A planta tem sido enfocada também de outros ângulos. Pesquisadores do Instituto de Tecnologia de Fármacos (Farmanguinhos, Fiocruz) tem observado que extratos das folhas do jambolão, além de ação antiinflamatória, têm também atividade antialérgica semelhante ao corticóide dexametasona. Além do jamelão são investigadas também outras mirtáceas como E. sulcata (um tipo de pitanga), E. brasiliensis (grumixama), E. involucatra (cereja-do-rio-grande) e E. aquea (um outro tipo de jambo). Quando se conduziu o ?teste da pata?, injetando uma substância inflamatória na pata de cobaias, os extratos de todas estas plantas foram capazes de reduzir o processo inflamatório em cerca de 50%. Todavia, quando a injeção foi de uma substância alérgica, apenas o extrato de jambolão funcionou e com uma eficiência de redução do quadro patológico em 80% e isto no reduzido tempo de 30 minutos. O resultado, alvissareiro, foi repetido, com sucesso, em camundongos especiais alérgicos à albumina. A esperança é que o extrato (ou sua forma purificada) venha a integrar a Relação Nacional de Medicamentos Essenciais (Rename). Vale assinalar a polivalência do jamelão pois pesquisadores indianos já haviam apontado que o chá da polpa do fruto tem efeito hipoglicemiante (baixando a concentração de glucose circulante; fato de interesse no controle e terapia da diabetes) {S. Achrekar, G.S. Kaklij, M.S. Pote & S,M. Kelkar (1991) 5(2):143-7}. Os efeitos foram confirmados em ratos com diabetes induzida por estreptozotocina e até em células isoladas de ilhotas de Langerhans, modelos nos quais se detectou níveis aumentados de insulina.

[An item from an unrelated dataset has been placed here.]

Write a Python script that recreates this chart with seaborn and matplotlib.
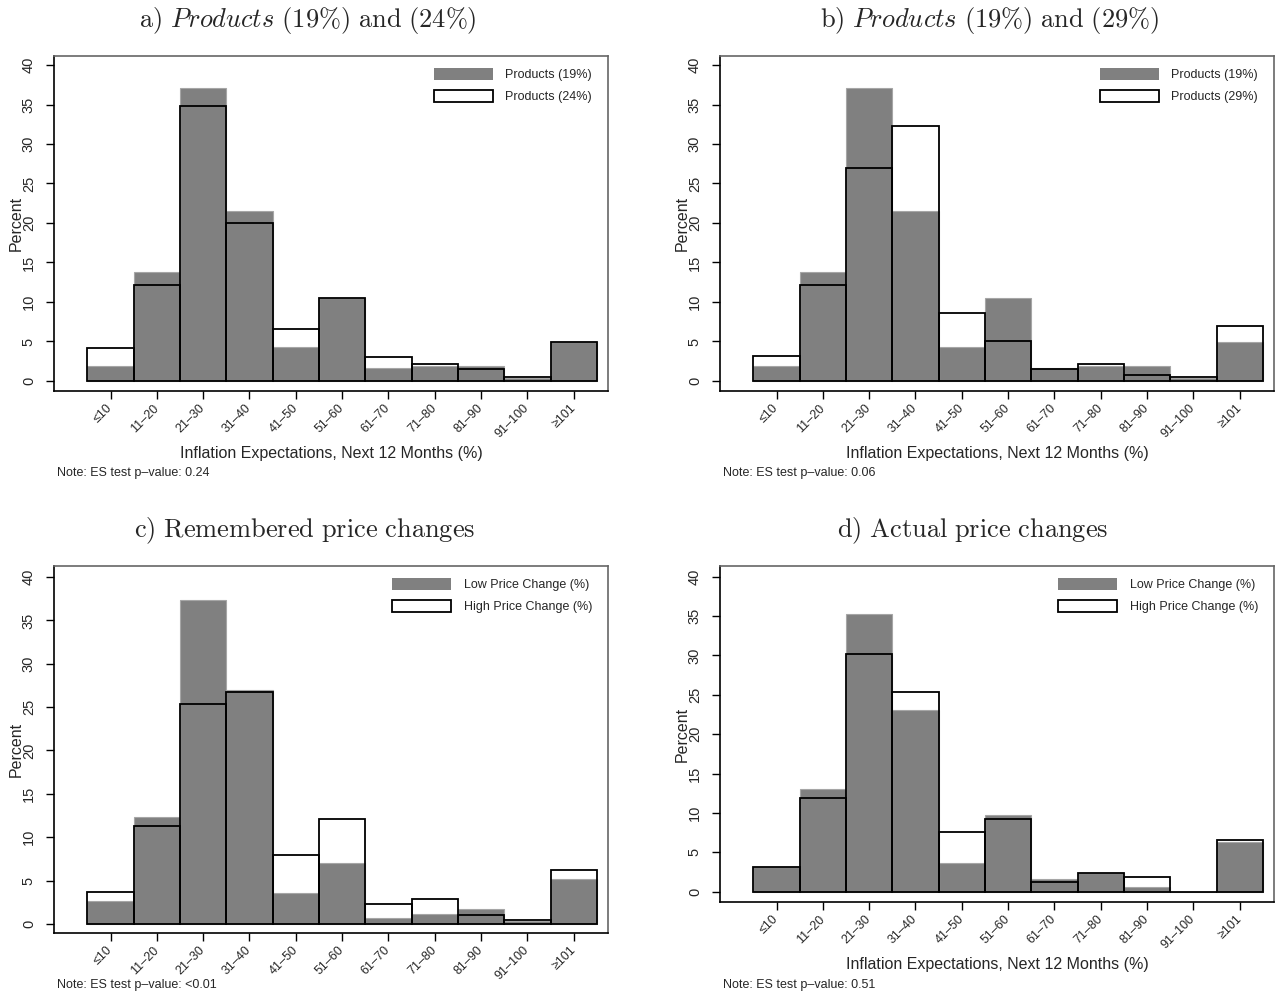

Outro enfoque radicalmente diferenciado é a utilização dos corantes naturais do jambolão {C. G. Garcia, A.S. Pólo e N.Y. Iha (2003) An. Acad. Brasil. Ciênc., 75(2) 163-165} como um sensibilizador natural para revestimento de um semicondutor. A partir da luz solar tal célula fotoeletroquímica gera eletricidade com corrente e potencial significativos: 2,3 mA e 711 mV.